─── Data section

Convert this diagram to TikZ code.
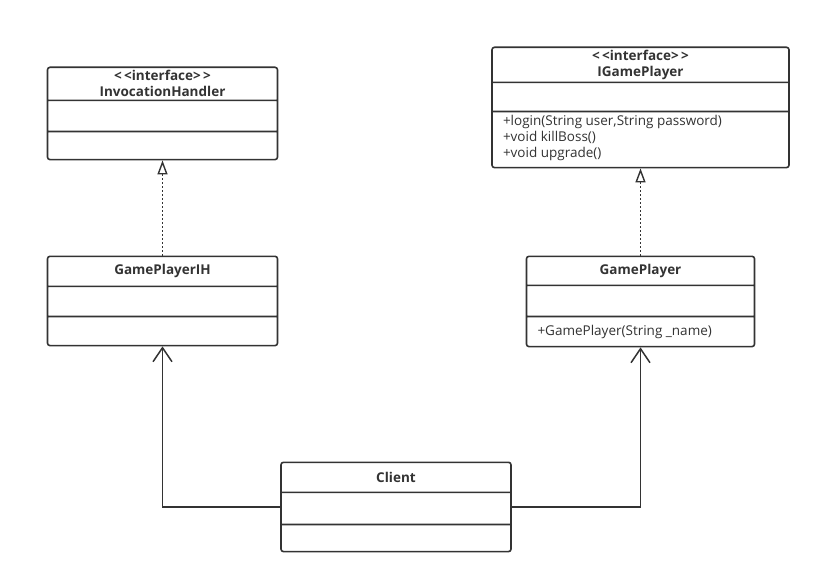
\documentclass[tikz,border=0pt]{standalone}
\usepackage{fontspec}
\setsansfont{Open Sans}
\usepackage{tikz}
\usetikzlibrary{shapes.multipart,arrows.meta}
\definecolor{ink}{HTML}{333333}
\newcommand{\cpart}[3]{\parbox[c][#2pt][c]{#1pt}{#3}}
\tikzset{x=1pt,y=-1pt,every node/.style={font=\sffamily\fontsize{13.5}{16}\selectfont,text=ink},
  cls/.style={draw=ink,line width=1.6pt,rectangle split,rectangle split parts=3,rounded corners=2.5pt,inner sep=0pt,anchor=north},
  realize/.style={draw=ink,line width=1.4pt,dash pattern=on 2pt off 2pt,-{Triangle[open,length=14pt,width=10pt,line width=1.4pt]}},
  assoc/.style={draw=ink,line width=1.5pt,-{Straight Barb[length=14pt,width=19pt,line width=1.5pt]},to path={-| (\tikztotarget)}}}
\newcommand{\meth}{\raggedright\leftskip=11pt}
\newcommand{\iface}{{<}\,{<}interface{>}\,{>}}

\begin{document}
\begin{tikzpicture}
    \useasboundingbox[fill=white] (0,0) rectangle (821,583);
    \node[cls] (1) at (162.5,66.5) {\cpart{230}{31.5}{\centering\bfseries \iface\\InvocationHandler}\nodepart{two}\cpart{230}{29.5}{}\nodepart{three}\cpart{230}{26.5}{}};
    \node[cls] (2) at (640.5,46.5) {\cpart{297}{33.5}{\centering\bfseries \iface\\IGamePlayer}\nodepart{two}\cpart{297}{27.5}{}\nodepart{three}\cpart{297}{54.5}{\meth +login(String user,String password)\\+void killBoss()\\+void upgrade()\vspace{3pt}}};
    \node[cls] (3) at (162.5,255.5) {\cpart{230}{28.5}{\centering\bfseries GamePlayerIH}\nodepart{two}\cpart{230}{28.5}{}\nodepart{three}\cpart{230}{27.5}{}};
    \node[cls] (4) at (640.5,255.5) {\cpart{228}{27.5}{\centering\bfseries GamePlayer}\nodepart{two}\cpart{228}{29.5}{}\nodepart{three}\cpart{228}{28.5}{\meth +GamePlayer(String \_name)}};
    \node[cls] (5) at (396,461.5) {\cpart{230}{28.5}{\centering\bfseries Client}\nodepart{two}\cpart{230}{30.5}{}\nodepart{three}\cpart{230}{25.5}{}};
    \path
    (3) edge [realize] (1)
    (4) edge [realize] (2)
    (5) edge [assoc] (3)
    (5) edge [assoc] (4)
    ;
\end{tikzpicture}
\end{document}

──────

The listing above must be printed again exactly, minus its pictures.

*Solution for this problem*.
Convert this diagram to TikZ code.
\documentclass[tikz,border=0pt]{standalone}
\usepackage{fontspec}
\setsansfont{Open Sans}
\usepackage{tikz}
\usetikzlibrary{shapes.multipart,arrows.meta}
\definecolor{ink}{HTML}{333333}
\newcommand{\cpart}[3]{\parbox[c][#2pt][c]{#1pt}{#3}}
\tikzset{x=1pt,y=-1pt,every node/.style={font=\sffamily\fontsize{13.5}{16}\selectfont,text=ink},
  cls/.style={draw=ink,line width=1.6pt,rectangle split,rectangle split parts=3,rounded corners=2.5pt,inner sep=0pt,anchor=north},
  realize/.style={draw=ink,line width=1.4pt,dash pattern=on 2pt off 2pt,-{Triangle[open,length=14pt,width=10pt,line width=1.4pt]}},
  assoc/.style={draw=ink,line width=1.5pt,-{Straight Barb[length=14pt,width=19pt,line width=1.5pt]},to path={-| (\tikztotarget)}}}
\newcommand{\meth}{\raggedright\leftskip=11pt}
\newcommand{\iface}{{<}\,{<}interface{>}\,{>}}

\begin{document}
\begin{tikzpicture}
    \useasboundingbox[fill=white] (0,0) rectangle (821,583);
    \node[cls] (1) at (162.5,66.5) {\cpart{230}{31.5}{\centering\bfseries \iface\\InvocationHandler}\nodepart{two}\cpart{230}{29.5}{}\nodepart{three}\cpart{230}{26.5}{}};
    \node[cls] (2) at (640.5,46.5) {\cpart{297}{33.5}{\centering\bfseries \iface\\IGamePlayer}\nodepart{two}\cpart{297}{27.5}{}\nodepart{three}\cpart{297}{54.5}{\meth +login(String user,String password)\\+void killBoss()\\+void upgrade()\vspace{3pt}}};
    \node[cls] (3) at (162.5,255.5) {\cpart{230}{28.5}{\centering\bfseries GamePlayerIH}\nodepart{two}\cpart{230}{28.5}{}\nodepart{three}\cpart{230}{27.5}{}};
    \node[cls] (4) at (640.5,255.5) {\cpart{228}{27.5}{\centering\bfseries GamePlayer}\nodepart{two}\cpart{228}{29.5}{}\nodepart{three}\cpart{228}{28.5}{\meth +GamePlayer(String \_name)}};
    \node[cls] (5) at (396,461.5) {\cpart{230}{28.5}{\centering\bfseries Client}\nodepart{two}\cpart{230}{30.5}{}\nodepart{three}\cpart{230}{25.5}{}};
    \path
    (3) edge [realize] (1)
    (4) edge [realize] (2)
    (5) edge [assoc] (3)
    (5) edge [assoc] (4)
    ;
\end{tikzpicture}
\end{document}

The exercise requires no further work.